Afortunadamente, contamos con una familia y amigos que nos apoyan, a pesar de la pena por vernos partir una vez más. De cierto modo, siento que esto de vivir una relación que se sustenta, en gran parte, en los viajes, es una especie de lección. Lamentablemente en Chile todavía hay que luchar con algunas exigencias que impone la propia sociedad. Hay que estudiar, sacar una carrera, ejercer, encontrar pareja, casarte, comprarte una propiedad y tener hijos. Todo en ese orden. Con Diego tenemos 30 años, el interés por la maternidad y paternidad aún no toca nuestra puerta. Priorizamos proyectos que para el resto quizás no son tan importantes, y eso a veces hace que algunos nos pongan en duda.

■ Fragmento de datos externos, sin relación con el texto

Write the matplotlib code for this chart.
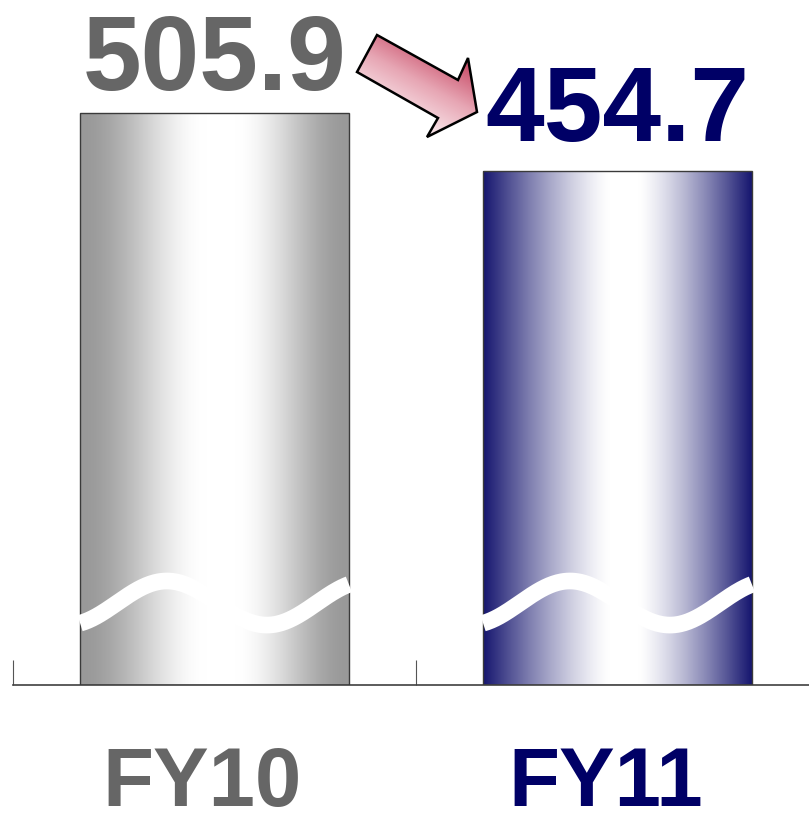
"""Two-bar FY comparison with gradient bars, axis break wave and arrow."""

import numpy as np
import matplotlib.pyplot as plt
from matplotlib.colors import ListedColormap, LinearSegmentedColormap, to_rgb
from matplotlib.patches import Polygon

categories = ['FY10', 'FY11']
values = [505.9, 454.7]
value_labels = ['505.9', '454.7']
text_colors = ['#666666', '#000066']
edge_colors = ['#999999', '#16166f']

plt.rcParams['font.family'] = ['Liberation Sans', 'DejaVu Sans']


def bar_cmap(edge, smooth):
    """Edge-to-white-to-edge gradient with a small white plateau."""
    pos = np.linspace(0, 1, 256)
    lo, hi = 0.47, 0.58
    u = np.where(pos < lo, pos / lo,
                 np.where(pos > hi, (1 - pos) / (1 - hi), 1.0))
    if smooth:
        w = 3*u**2 - 2*u**3
    else:
        w = 1 - (1 - u)**1.3
    e = np.array(to_rgb(edge))
    rgb = e[None, :] * (1 - w[:, None]) + w[:, None]
    return ListedColormap(rgb)


def main():
    """Main program called during execution."""

    # initialize figure, axes in pixel-matched position
    fig = plt.figure(figsize=(8.09, 8.13), dpi=100)
    ax = fig.add_axes([13/809, 128/813, 796/809, 685/813])
    ymax = 685 / (572 / values[0])
    width = 0.667
    x = np.arange(len(categories))

    # draw gradient bars
    bars = ax.bar(x, values, width=width, color='none',
                  edgecolor='#3a3a3a', linewidth=1.0, zorder=3)
    for bar, edge, smooth in zip(bars, edge_colors, [True, False]):
        grad = np.linspace(0, 1, 256)[None, :]
        im = ax.imshow(grad, cmap=bar_cmap(edge, smooth), aspect='auto',
                       zorder=2, extent=[bar.get_x(), bar.get_x() + width,
                                         0, bar.get_height()])
        im.set_clip_path(bar)

        # axis break wave
        xw = np.linspace(bar.get_x(), bar.get_x() + width, 200)
        dx = xw - (bar.get_x() + width/2)
        yw = 72.5 + 19.5 * np.cos(2*np.pi*(dx + 0.118)/0.496)
        ax.plot(xw, yw, color='white', lw=12, solid_capstyle='butt',
                zorder=4)

    # value labels above bars
    for xi, v, lab, c, off in zip(x, values, value_labels, text_colors,
                                  [23, 30]):
        ax.annotate(lab, (xi, v), xytext=(0, off), textcoords='offset pixels',
                    ha='center', va='baseline', fontsize=76,
                    fontweight='bold', color=c)

    # category labels below axis
    for xi, lab, c in zip(x, categories, text_colors):
        ax.annotate(lab, (xi, 0), xytext=(-12, -121),
                    textcoords='offset pixels', ha='center', va='baseline',
                    fontsize=60, fontweight='bold', color=c,
                    annotation_clip=False)

    # set axes properties
    for side in ['left', 'right', 'top']:
        ax.spines[side].set_visible(False)
    ax.spines['bottom'].set_color('#404040')
    ax.spines['bottom'].set_linewidth(1.2)
    ax.set_yticks([])
    ax.set_xticks([-0.5, 0.5, 1.5])
    ax.set_xticklabels([])
    ax.tick_params(axis='x', direction='in', length=18, width=0.8,
                   color='#555555')
    ax.set_xlim(-0.5, (809 - 214.5) / 403)
    ax.set_ylim(0, ymax)

    # decorative arrow in pixel coordinates
    ov = fig.add_axes([0, 0, 1, 1], zorder=5)
    ov.axis('off')
    pts = [(377, 35), (458, 80), (468, 58), (477, 112), (427, 137),
           (438, 118), (357, 72)]
    poly = Polygon(pts, closed=True, facecolor='none', edgecolor='black',
                   lw=1.8, zorder=3, joinstyle='miter')
    xx, yy = np.meshgrid(np.arange(350, 485), np.arange(30, 142))
    t = (-(xx - 470) * 0.48 + (yy - 55) * 0.88) / 95
    pink = LinearSegmentedColormap.from_list(
        'p', ['#c23a58', '#e7a6b4', '#fdf3f5'])
    im = ov.imshow(np.clip(t, 0, 1), cmap=pink, extent=[350, 485, 142, 30],
                   zorder=2, vmin=0, vmax=1)
    clip = Polygon(pts, closed=True, transform=ov.transData)
    im.set_clip_path(clip)
    ov.add_patch(poly)
    ov.set_xlim(0, 809)
    ov.set_ylim(813, 0)

    # save figure
    fig.savefig('out.png', dpi=100)


if __name__ == '__main__':
    main()
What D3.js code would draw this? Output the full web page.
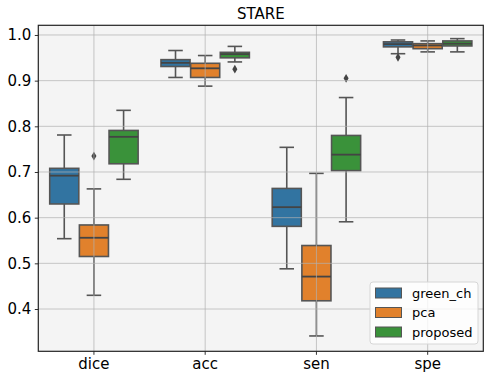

Esto de viajar en pareja nos ha enseñado que la inestabilidad no es necesariamente algo malo. Nos ha enseñado a desligarnos de lo que no es tan importante y a darle un valor inmensurable a lo que en el día a día podría parecer más banal. Viajar nos da perspectiva. Se ve como una decisión fácil y entretenida, pero conozco más de una pareja a la que no le ha resultado y, una vez de regreso en Chile, deciden terminar.

Hay riesgos en esta decisión de partir, porque también es soltar y aventurarse a lo desconocido. Según lo que he escuchado, es como tener hijos: o te une el triple a tu pareja o te distancia. Los miles de kilómetros que te separan de tus más queridos, influye; el cambio de cultura que te podría enamorar o provocar un gran rechazo, influye; hasta los intereses o metas personales podrían influir: ¿Qué pasa si yo me quiero quedar a toda costa, pero él solo quiere volver? Probablemente con Diego, sin querer queriendo, supimos cómo poner mis intereses, sus intereses y nuestros intereses en una balanza, tratando –muchas veces a tropezones– de mantenerla lo más equilibrada posible. Probablemente lo que estamos invirtiendo en este viaje nos podría haber servido para la casa propia. Pero esa no es nuestra prioridad por ahora. Aprendí que mi vida y la de Diego están primero, y que lo demás se puede acomodar a ellas. Estamos lejos de ser la pareja perfecta, pero me alegra habernos encontrado después de tantos años.

Carola Hidalgo tiene 30 y es periodista freelance.